May 09, 2021 | By: Dr. Rebecca Roedersheimer

A woman’s anatomy is designed to accomplish a variety of complex functions. Yet when many people think about the systems that make up the female urologic and reproductive functions, they envision them as one network. This would imply they need only one doctor.

But physiologically, these systems of the female body are quite different, regardless of their proximity. They don’t necessarily interact or require the same treatments. Therefore, when it comes to care, they require different experts: urologists and gynecologists.

I suspect this miscomprehension is due, in part, to the fact that so many women at a young age begin seeing a gynecology specialist for purposes of family planning. Few women visit a urologist, however, unless they experience symptoms of a urological condition, of which there are many. Let’s explore the difference between a gynecologist and a urologist.

Urologists Largely Treat Urinary Organs and Issues

In general, a urologist specializes in anything pertaining to the urinary tract – the kidneys, ureters (the ducts between the kidneys and bladder), bladder, and urethra. Conditions include:

  • Kidney stones – Stones occur when the minerals and salts in the urine form into crystals while in the kidneys. If they become large, stones can lodge in the ureter and cause urine to back up into the organs, resulting in acute pain.
  • Overactive bladder – OAB is a constellation of symptoms including urinary frequency, waking up at night to void, and an urge to void that is difficult to suppress.
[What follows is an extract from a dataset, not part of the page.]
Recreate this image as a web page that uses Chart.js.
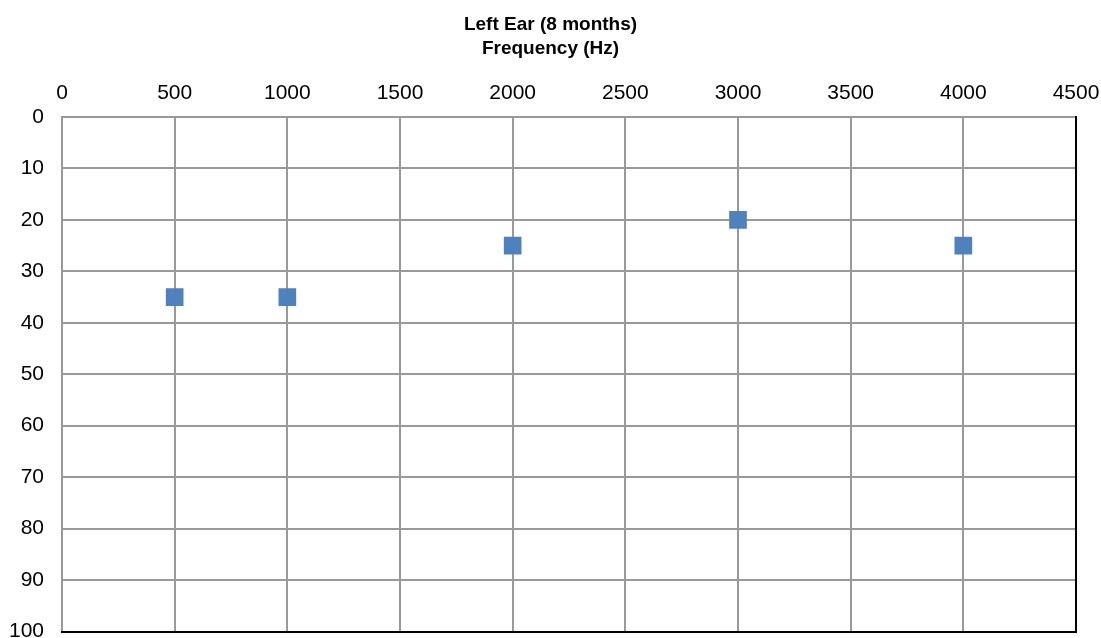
<!DOCTYPE html>
<html lang="en">
  <head>
    <meta charset="UTF-8" />
    <title>Left Ear (8 months)</title>
    <style>
      html, body { margin: 0; padding: 0; background: #fff; overflow: hidden; }
      #wrap { position: relative; width: 1101px; height: 644px; }
    </style>
  </head>
  <body>
    <div id="wrap"><canvas id="chart"></canvas></div>

    <script src="https://cdn.jsdelivr.net/npm/chart.js"></script>
<script>
      // 周波数 (Hz) と 聴力レベル (dB)
      const frequencies = [500, 1000, 2000, 3000, 4000];
      const levels = [35, 35, 25, 20, 25];
      const titleLines = ['Left Ear (8 months)', 'Frequency (Hz)'];

      const points = frequencies.map((f, i) => ({ x: f, y: levels[i] }));
      const gridColor = '#999999';
      const fontFamily = 'Liberation Sans, Arial, sans-serif';

      const ctx = document.getElementById('chart').getContext('2d');
      new Chart(ctx, {
        type: 'scatter',
        data: {
          datasets: [{
            data: points,
            pointStyle: 'rect',
            pointRadius: 12.5,
            pointHoverRadius: 12.5,
            backgroundColor: '#4F81BD',
            borderColor: '#4F81BD',
            borderWidth: 0
          }]
        },
        options: {
          responsive: true,
          maintainAspectRatio: false,
          animation: false,
          layout: { padding: 0 },
          plugins: {
            legend: { display: false },
            tooltip: { enabled: false },
            title: {
              display: true,
              text: titleLines,
              color: '#000',
              font: { family: fontFamily, size: 19, weight: 'bold', lineHeight: 1.263 },
              padding: { top: 13, bottom: 0 }
            }
          },
          scales: {
            x: {
              type: 'linear',
              position: 'top',
              min: 0,
              max: 4500,
              afterFit: (scale) => {
                scale.height = 56;
                scale.paddingLeft = 0;
                scale.paddingRight = 0;
              },
              ticks: {
                stepSize: 500,
                color: '#000',
                padding: 11,
                font: { family: fontFamily, size: 21 },
                callback: (v) => String(v)
              },
              grid: { color: gridColor, lineWidth: 2, drawTicks: false },
              border: { color: gridColor, width: 2 }
            },
            y: {
              type: 'linear',
              reverse: true,
              min: 0,
              max: 100,
              afterFit: (scale) => {
                scale.width = 62;
                scale.paddingTop = 0;
                scale.paddingBottom = 0;
              },
              ticks: {
                stepSize: 10,
                color: '#000',
                padding: 18,
                font: { family: fontFamily, size: 21 },
                callback: (v) => String(v)
              },
              grid: { color: gridColor, lineWidth: 2, drawTicks: false },
              border: { color: gridColor, width: 2 }
            },
            // 下と右の黒い枠線
            xb: {
              type: 'linear',
              position: 'bottom',
              min: 0,
              max: 4500,
              afterFit: (scale) => { scale.height = 0; },
              ticks: { display: false },
              grid: { display: false, drawTicks: false },
              border: { color: '#000', width: 2 }
            },
            yr: {
              type: 'linear',
              position: 'right',
              min: 0,
              max: 100,
              afterFit: (scale) => { scale.width = 25; },
              ticks: { display: false },
              grid: { display: false, drawTicks: false },
              border: { color: '#000', width: 2 }
            }
          }
        }
      });
      </script>
  </body>
</html>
OAB indicates the bladder muscles are contracting before the bladder is full. It can be due to a number of conditions, including urinary tract infections, aging, certain neurologic diseases, and dysfunction of pelvic floor muscles.
  • Incontinence – Often lumped in with overactive bladder, incontinence is the involuntary leakage of urine. It is twice as common among women than men because of the lead causes, which include childbirth and menopause.
  • Urinary tract infections – UTIs occur when bacteria gets into the urinary tract, potentially leading to an infection in the urethra, bladder, ureter, and kidneys. Sometimes, frequent UTIs are an indication of urinary tract abnormalities such as kidney stones or poor bladder emptying.
  • Neurologic diseases of the bladder – Nerve damage could compromise the body’s ability to communicate functions, including how the bladder empties. Various conditions, including a stroke or Parkinson’s disease, can cause this.
  • Hematuria – The presence of blood in the urine indicates bleeding from the kidneys, ureters, bladder, or urethra. Although it is not often serious, blood in the urine could be a sign of stones, bladder cancer, or kidney cancer.
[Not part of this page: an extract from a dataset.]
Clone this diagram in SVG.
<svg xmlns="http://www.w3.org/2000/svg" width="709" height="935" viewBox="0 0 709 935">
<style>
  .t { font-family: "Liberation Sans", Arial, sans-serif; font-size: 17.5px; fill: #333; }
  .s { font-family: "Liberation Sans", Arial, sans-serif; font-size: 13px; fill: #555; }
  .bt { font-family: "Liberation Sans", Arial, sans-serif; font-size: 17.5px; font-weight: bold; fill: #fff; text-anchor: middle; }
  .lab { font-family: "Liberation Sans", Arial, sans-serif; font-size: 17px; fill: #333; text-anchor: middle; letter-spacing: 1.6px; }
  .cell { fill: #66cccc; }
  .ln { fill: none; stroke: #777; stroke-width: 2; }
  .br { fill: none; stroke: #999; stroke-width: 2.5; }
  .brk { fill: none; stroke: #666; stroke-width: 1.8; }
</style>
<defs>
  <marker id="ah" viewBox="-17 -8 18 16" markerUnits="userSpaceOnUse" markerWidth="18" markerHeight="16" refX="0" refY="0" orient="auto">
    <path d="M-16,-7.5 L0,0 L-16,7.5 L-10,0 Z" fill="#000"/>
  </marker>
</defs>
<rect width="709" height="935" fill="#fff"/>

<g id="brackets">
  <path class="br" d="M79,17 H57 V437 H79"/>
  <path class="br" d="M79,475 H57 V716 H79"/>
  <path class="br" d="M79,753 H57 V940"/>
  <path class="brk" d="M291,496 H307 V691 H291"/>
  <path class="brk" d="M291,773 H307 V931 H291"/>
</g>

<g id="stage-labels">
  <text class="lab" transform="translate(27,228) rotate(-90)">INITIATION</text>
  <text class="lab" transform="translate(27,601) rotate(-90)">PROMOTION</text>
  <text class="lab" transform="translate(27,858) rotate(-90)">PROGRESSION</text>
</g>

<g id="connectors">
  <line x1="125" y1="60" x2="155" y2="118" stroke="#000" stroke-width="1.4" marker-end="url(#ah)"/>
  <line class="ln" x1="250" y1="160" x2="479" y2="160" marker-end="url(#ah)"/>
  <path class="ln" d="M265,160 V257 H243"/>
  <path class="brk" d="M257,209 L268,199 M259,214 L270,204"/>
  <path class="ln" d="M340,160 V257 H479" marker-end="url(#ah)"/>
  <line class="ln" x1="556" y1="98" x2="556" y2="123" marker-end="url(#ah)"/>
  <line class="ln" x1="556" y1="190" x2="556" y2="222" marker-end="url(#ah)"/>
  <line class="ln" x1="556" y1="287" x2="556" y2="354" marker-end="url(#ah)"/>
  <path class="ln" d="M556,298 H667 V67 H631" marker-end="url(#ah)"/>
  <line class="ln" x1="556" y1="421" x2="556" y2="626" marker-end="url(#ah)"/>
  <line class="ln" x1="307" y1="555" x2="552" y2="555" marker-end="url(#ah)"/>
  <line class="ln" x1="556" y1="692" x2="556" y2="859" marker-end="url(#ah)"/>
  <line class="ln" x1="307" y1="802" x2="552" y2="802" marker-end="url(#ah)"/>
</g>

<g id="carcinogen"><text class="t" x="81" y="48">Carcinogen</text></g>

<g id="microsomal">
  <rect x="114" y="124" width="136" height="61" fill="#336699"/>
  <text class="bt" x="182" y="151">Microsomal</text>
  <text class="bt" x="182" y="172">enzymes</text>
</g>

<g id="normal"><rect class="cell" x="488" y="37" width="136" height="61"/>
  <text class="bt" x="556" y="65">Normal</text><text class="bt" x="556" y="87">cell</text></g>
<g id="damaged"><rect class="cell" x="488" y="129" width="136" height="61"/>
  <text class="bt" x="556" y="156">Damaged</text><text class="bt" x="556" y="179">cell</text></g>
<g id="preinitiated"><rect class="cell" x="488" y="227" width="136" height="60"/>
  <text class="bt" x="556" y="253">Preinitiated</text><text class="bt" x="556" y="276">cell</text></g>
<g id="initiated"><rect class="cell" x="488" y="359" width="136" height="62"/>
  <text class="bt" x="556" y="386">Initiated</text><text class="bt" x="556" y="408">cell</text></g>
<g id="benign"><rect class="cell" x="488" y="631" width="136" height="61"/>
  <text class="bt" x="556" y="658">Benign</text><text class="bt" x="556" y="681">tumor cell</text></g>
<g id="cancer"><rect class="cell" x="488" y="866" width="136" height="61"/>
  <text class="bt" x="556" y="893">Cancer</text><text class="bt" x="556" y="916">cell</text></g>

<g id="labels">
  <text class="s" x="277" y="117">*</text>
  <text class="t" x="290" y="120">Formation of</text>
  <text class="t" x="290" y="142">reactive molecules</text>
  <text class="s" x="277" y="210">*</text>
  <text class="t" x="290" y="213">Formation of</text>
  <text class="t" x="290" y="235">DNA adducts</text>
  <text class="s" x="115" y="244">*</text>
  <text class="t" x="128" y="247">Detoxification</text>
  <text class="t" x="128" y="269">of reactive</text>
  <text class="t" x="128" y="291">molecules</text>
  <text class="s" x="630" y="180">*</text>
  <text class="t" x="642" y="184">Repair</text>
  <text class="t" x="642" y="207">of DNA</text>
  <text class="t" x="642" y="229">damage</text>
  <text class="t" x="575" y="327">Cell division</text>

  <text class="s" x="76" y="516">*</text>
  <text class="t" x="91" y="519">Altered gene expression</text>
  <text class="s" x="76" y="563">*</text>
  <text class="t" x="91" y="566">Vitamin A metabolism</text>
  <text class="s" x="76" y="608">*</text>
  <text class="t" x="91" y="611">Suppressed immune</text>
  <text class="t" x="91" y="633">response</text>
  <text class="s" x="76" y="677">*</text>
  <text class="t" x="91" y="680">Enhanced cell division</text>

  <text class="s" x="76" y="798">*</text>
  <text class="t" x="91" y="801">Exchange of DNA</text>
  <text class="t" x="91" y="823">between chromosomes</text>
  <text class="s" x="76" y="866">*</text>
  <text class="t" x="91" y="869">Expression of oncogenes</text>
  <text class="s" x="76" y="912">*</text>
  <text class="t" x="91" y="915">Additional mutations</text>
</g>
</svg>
Gynecologists Largely Treat Reproductive Organs

Gynecologists, on the other hand, specialize in conditions of the vagina, uterus, and ovaries, such as:

  • Yeast infections – This vaginal fungal infection results from an imbalance of the body’s yeast and bacteria. As a result, yeast cells multiply and cause intense itching, irritation, and swelling.
  • Ovarian or uterine cancers – When cells grow abnormally out of control, they can form into tumors that become cancerous. Ovarian and uterine cancers involve organs of the reproductive system, not the urologic system.
  • Menstrual issues – Heavy bleeding, acute menstrual pain, and skipped periods can be signs of other conditions in the reproductive system.

Some “Gray” Treatment Areas

The line between these two specialties blurs a bit when it comes to certain conditions, such as vaginal prolapse (pelvic floor weakness) and incontinence, both areas that could be treated by a urologist or urogynecologist. 
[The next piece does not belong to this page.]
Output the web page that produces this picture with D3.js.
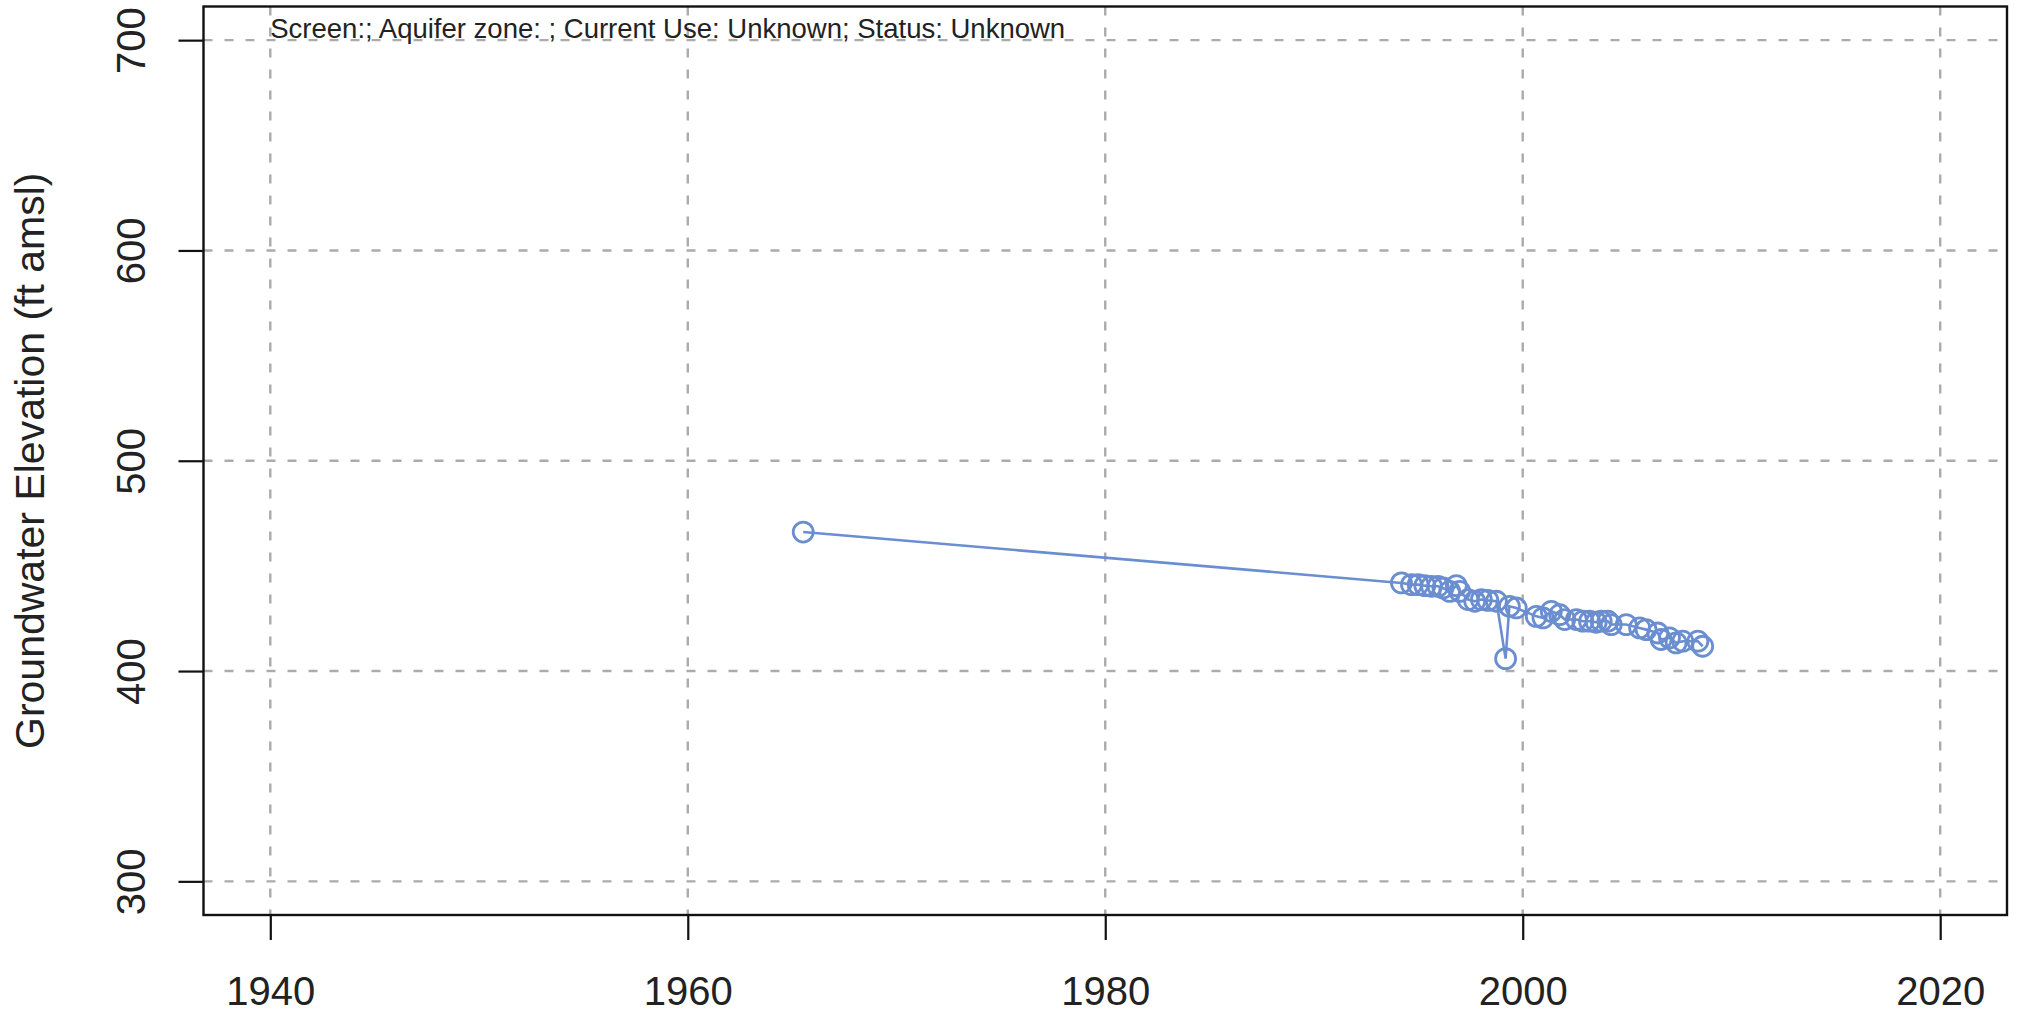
<!DOCTYPE html>
<html>
<head>
<meta charset="utf-8">
<script src="https://cdn.jsdelivr.net/npm/d3@7"></script>
<style>
  body { margin: 0; background: #fff; }
  text { font-family: "Liberation Sans", Arial, Helvetica, sans-serif; }
</style>
</head>
<body>
<svg id="svg1"></svg>
<script>
// data (decimal year, ft amsl)
const years = [1965.53, 1994.19, 1994.67, 1994.99, 1995.31, 1995.63, 1995.94, 1996.18, 1996.50,
  1996.82, 1996.98, 1997.38, 1997.70, 1998.02, 1998.33, 1998.74, 1999.18, 1999.36, 1999.69,
  2000.65, 2000.97, 2001.37, 2001.77, 2002.01, 2002.57, 2002.88, 2003.20, 2003.52, 2003.76,
  2004.08, 2004.24, 2004.96, 2005.60, 2005.91, 2006.47, 2006.63, 2007.03, 2007.35, 2007.67,
  2008.39, 2008.62];
const elevations = [466.1, 441.9, 441.1, 441.1, 440.6, 440.3, 440.3, 439.5, 437.9,
  440.6, 437.9, 434.0, 433.2, 434.0, 433.6, 433.2, 405.9, 430.8, 430.0,
  426.0, 425.3, 428.4, 426.8, 424.5, 424.5, 423.7, 423.7, 423.2, 423.7,
  423.7, 422.1, 422.1, 420.5, 419.7, 418.1, 415.0, 415.8, 413.4, 414.2,
  414.2, 411.8];

const xTicks = [1940, 1960, 1980, 2000, 2020];
const yTicks = [300, 400, 500, 600, 700];
const xLimits = [1940, 2020];
const yLimits = [300, 700];
const titleText = "Screen:; Aquifer zone: ; Current Use: Unknown; Status: Unknown";
const yLabel = "Groundwater Elevation (ft amsl)";

// layout
const width = 2021, height = 1013;
const margin = {top: 6.5, right: 14, bottom: 98, left: 203.5};
const innerW = width - margin.left - margin.right;
const innerH = height - margin.top - margin.bottom;
const lineColor = "#6a8ed0";
const gridColor = "#ababab";

const data = years.map((d, i) => ({year: d, value: elevations[i]}));

// R style 4% padding on the limits
function pad(lim) {
  const r = lim[1] - lim[0];
  return [lim[0] - r * 0.04, lim[1] + r * 0.04];
}

const svg = d3.select('#svg1')
    .attr('width', width)
    .attr('height', height)
    .append('g')
    .attr('transform', 'translate(' + margin.left + ',' + margin.top + ')');

const x = d3.scaleLinear().domain(pad(xLimits)).range([0, innerW]);
const y = d3.scaleLinear().domain(pad(yLimits)).range([innerH, 0]);

// grid
svg.append('g').selectAll('line')
    .data(yTicks)
    .enter().append('line')
    .attr('x1', 0).attr('x2', innerW)
    .attr('y1', d => y(d)).attr('y2', d => y(d))
    .attr('stroke', gridColor).attr('stroke-width', 2.4)
    .attr('stroke-dasharray', '9,12');
svg.append('g').selectAll('line')
    .data(xTicks)
    .enter().append('line')
    .attr('y1', 0).attr('y2', innerH)
    .attr('x1', d => x(d)).attr('x2', d => x(d))
    .attr('stroke', gridColor).attr('stroke-width', 2.4)
    .attr('stroke-dasharray', '9,12');

// axes
const xAxis = svg.append('g')
    .attr('transform', 'translate(0,' + innerH + ')')
    .call(d3.axisBottom(x).tickValues(xTicks).tickFormat(d3.format('d')).tickSize(25).tickSizeOuter(0));
xAxis.select('.domain').remove();
xAxis.selectAll('line').attr('stroke', '#111').attr('stroke-width', 2.2);
xAxis.selectAll('text')
    .attr('y', 90).attr('dy', 0)
    .attr('fill', '#222')
    .style('font-size', '40px');

const yAxis = svg.append('g')
    .call(d3.axisLeft(y).tickValues(yTicks).tickFormat(d3.format('d')).tickSize(25).tickSizeOuter(0));
yAxis.select('.domain').remove();
yAxis.selectAll('line').attr('stroke', '#111').attr('stroke-width', 2.2);
yAxis.selectAll('text')
    .attr('x', 0).attr('y', -59).attr('dy', 0)
    .attr('transform', 'rotate(-90)')
    .attr('text-anchor', 'middle')
    .attr('fill', '#222')
    .style('font-size', '40px');

// box
svg.append('rect')
    .attr('width', innerW).attr('height', innerH)
    .attr('fill', 'none').attr('stroke', '#111').attr('stroke-width', 2.4);

// y label
svg.append('text')
    .attr('transform', 'translate(' + (44 - margin.left) + ',' + (innerH / 2) + ') rotate(-90)')
    .attr('text-anchor', 'middle')
    .attr('fill', '#222')
    .style('font-size', '41px')
    .text(yLabel);

// title inside plot
svg.append('text')
    .attr('x', x(xLimits[0]))
    .attr('y', 38 - margin.top)
    .attr('fill', '#222')
    .style('font-size', '27.5px')
    .text(titleText);

// series
const line = d3.line().x(d => x(d.year)).y(d => y(d.value));
svg.append('path')
    .datum(data)
    .attr('d', line)
    .attr('fill', 'none')
    .attr('stroke', lineColor)
    .attr('stroke-width', 2.6);

svg.selectAll('circle.pt')
    .data(data)
    .enter().append('circle')
    .attr('class', 'pt')
    .attr('cx', d => x(d.year))
    .attr('cy', d => y(d.value))
    .attr('r', 10)
    .attr('fill', 'none')
    .attr('stroke', lineColor)
    .attr('stroke-width', 2.8);
</script>
</body>
</html>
A urologist, however, is specially trained and continually educated on all conditions and procedures involving the care of overactive bladder, UTIs, hematuria, stones, and other conditions specific to the urinary tract.

The guidelines we advise is for the patient to see the doctor she trusts the most, the one with whom she has a history of good care and who has expertise in her particular condition. When one looks at the systems of the female body as separate networks with distinct functions, the need for a specialist makes perfect sense.